Given exercise: Repeat everything from the first line of the listing below through the line that contains "const yTicks = [30, 35, 40, 45, 50, 55, 60, 65];", exactly. Leave out pictures.

Provided data:

● ● ● ● ● ● ●

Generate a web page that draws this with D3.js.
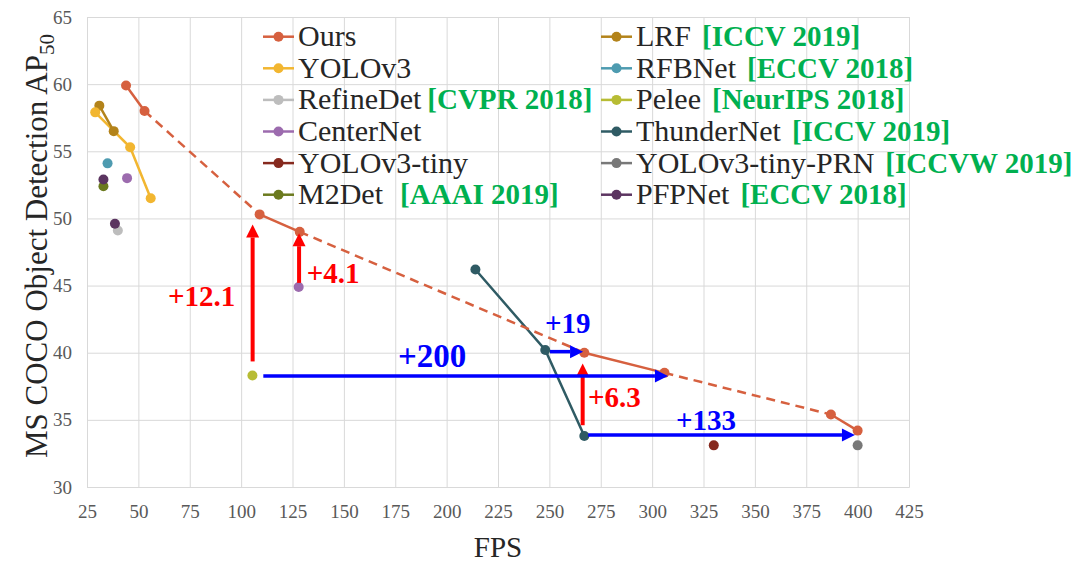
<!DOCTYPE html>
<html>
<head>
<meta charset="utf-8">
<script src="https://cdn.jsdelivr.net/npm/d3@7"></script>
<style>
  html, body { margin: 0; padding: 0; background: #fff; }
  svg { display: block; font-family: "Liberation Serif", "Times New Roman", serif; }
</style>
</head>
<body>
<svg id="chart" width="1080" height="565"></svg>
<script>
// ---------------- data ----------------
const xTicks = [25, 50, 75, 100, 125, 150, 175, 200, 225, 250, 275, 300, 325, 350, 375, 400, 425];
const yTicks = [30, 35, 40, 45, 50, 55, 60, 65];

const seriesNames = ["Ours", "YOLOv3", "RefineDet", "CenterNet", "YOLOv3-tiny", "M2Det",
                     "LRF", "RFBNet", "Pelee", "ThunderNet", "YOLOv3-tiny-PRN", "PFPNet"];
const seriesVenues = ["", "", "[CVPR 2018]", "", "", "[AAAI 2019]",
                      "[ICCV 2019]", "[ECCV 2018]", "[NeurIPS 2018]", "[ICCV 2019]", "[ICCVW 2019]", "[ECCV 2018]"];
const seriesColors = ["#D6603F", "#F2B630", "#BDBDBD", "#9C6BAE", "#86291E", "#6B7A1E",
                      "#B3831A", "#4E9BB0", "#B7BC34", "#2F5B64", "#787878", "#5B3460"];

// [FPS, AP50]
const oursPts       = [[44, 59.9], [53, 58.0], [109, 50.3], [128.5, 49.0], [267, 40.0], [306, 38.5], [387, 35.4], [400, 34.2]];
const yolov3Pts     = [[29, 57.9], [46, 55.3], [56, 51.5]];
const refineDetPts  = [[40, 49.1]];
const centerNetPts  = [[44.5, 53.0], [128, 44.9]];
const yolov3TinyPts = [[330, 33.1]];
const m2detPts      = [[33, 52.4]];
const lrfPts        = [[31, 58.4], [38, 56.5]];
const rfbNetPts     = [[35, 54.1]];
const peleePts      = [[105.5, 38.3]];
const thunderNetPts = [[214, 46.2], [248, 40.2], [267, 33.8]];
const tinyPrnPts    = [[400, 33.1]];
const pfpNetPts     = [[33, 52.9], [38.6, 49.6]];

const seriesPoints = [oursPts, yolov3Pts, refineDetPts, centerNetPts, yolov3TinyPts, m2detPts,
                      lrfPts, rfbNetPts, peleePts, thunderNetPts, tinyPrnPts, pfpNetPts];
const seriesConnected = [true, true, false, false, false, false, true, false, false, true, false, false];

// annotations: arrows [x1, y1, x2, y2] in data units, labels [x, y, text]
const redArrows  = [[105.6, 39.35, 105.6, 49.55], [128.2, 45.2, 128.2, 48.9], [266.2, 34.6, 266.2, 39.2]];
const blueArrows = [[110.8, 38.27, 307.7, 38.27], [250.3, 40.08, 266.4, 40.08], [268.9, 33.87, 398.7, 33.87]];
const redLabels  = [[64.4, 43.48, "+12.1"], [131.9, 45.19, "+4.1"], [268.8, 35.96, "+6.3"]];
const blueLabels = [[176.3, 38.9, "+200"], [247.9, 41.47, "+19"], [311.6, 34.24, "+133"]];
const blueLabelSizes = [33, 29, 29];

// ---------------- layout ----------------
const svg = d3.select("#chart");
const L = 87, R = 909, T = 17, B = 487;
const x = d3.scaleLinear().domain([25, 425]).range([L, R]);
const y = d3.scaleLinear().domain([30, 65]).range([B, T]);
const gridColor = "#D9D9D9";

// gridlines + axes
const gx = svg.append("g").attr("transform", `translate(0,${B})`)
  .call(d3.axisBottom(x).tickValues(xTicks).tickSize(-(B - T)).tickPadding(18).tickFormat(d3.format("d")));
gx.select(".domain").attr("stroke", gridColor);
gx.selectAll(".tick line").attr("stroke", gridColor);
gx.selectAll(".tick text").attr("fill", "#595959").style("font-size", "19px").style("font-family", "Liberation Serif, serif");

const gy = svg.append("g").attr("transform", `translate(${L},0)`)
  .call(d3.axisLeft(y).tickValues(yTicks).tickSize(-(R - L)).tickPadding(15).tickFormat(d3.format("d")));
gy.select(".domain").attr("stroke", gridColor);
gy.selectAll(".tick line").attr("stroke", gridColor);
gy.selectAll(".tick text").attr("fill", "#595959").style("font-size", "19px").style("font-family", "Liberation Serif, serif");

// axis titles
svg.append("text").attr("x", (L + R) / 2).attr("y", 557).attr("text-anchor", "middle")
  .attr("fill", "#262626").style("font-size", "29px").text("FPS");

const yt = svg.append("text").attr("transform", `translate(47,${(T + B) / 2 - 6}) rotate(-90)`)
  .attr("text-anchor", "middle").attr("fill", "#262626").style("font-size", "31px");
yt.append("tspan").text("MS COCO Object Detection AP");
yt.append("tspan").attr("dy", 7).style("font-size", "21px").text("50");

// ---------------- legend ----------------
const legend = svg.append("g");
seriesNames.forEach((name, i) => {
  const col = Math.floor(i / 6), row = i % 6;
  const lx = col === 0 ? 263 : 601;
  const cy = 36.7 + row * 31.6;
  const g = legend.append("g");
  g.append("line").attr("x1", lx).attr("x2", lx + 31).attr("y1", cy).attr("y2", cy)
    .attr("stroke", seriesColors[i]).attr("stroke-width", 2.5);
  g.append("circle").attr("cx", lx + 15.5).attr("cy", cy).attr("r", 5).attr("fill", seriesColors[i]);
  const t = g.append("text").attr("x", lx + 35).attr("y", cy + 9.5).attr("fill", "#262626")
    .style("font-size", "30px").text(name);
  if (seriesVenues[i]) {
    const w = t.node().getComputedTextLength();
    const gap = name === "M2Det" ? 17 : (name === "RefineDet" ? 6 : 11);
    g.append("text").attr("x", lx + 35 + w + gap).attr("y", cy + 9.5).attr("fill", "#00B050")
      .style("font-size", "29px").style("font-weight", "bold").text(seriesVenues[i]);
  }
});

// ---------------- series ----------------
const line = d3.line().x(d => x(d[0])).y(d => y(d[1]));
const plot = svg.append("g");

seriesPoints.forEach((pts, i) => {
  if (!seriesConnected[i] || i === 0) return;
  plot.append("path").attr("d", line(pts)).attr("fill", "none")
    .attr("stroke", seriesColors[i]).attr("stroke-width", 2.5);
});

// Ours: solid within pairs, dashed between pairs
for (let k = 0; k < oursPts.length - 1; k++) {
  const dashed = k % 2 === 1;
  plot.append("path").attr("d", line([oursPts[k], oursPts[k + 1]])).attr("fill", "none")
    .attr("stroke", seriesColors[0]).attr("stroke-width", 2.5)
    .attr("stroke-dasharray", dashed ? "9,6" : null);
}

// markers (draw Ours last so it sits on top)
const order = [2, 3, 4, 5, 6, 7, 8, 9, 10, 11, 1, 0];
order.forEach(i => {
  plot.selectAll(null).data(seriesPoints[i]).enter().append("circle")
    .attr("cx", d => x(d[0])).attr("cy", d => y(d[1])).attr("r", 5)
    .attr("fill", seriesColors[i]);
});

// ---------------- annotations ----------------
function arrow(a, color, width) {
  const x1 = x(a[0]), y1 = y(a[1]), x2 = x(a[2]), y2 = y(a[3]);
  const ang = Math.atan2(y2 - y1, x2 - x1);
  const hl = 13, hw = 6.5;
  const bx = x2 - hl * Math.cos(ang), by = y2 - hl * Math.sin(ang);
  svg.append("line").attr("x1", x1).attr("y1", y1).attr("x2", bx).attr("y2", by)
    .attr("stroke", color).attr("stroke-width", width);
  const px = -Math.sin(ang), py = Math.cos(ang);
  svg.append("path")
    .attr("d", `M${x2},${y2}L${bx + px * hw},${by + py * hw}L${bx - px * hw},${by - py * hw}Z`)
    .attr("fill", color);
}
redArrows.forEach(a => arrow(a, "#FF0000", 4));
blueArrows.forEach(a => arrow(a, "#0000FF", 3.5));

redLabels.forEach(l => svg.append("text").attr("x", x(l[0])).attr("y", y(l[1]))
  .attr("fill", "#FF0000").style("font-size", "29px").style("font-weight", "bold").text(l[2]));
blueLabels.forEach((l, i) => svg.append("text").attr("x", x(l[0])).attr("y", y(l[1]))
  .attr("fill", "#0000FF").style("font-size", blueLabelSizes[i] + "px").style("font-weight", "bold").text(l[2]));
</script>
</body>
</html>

● ● ● ● ● ● ●

Response:
Generate a web page that draws this with D3.js.
<!DOCTYPE html>
<html>
<head>
<meta charset="utf-8">
<script src="https://cdn.jsdelivr.net/npm/d3@7"></script>
<style>
  html, body { margin: 0; padding: 0; background: #fff; }
  svg { display: block; font-family: "Liberation Serif", "Times New Roman", serif; }
</style>
</head>
<body>
<svg id="chart" width="1080" height="565"></svg>
<script>
// ---------------- data ----------------
const xTicks = [25, 50, 75, 100, 125, 150, 175, 200, 225, 250, 275, 300, 325, 350, 375, 400, 425];
const yTicks = [30, 35, 40, 45, 50, 55, 60, 65];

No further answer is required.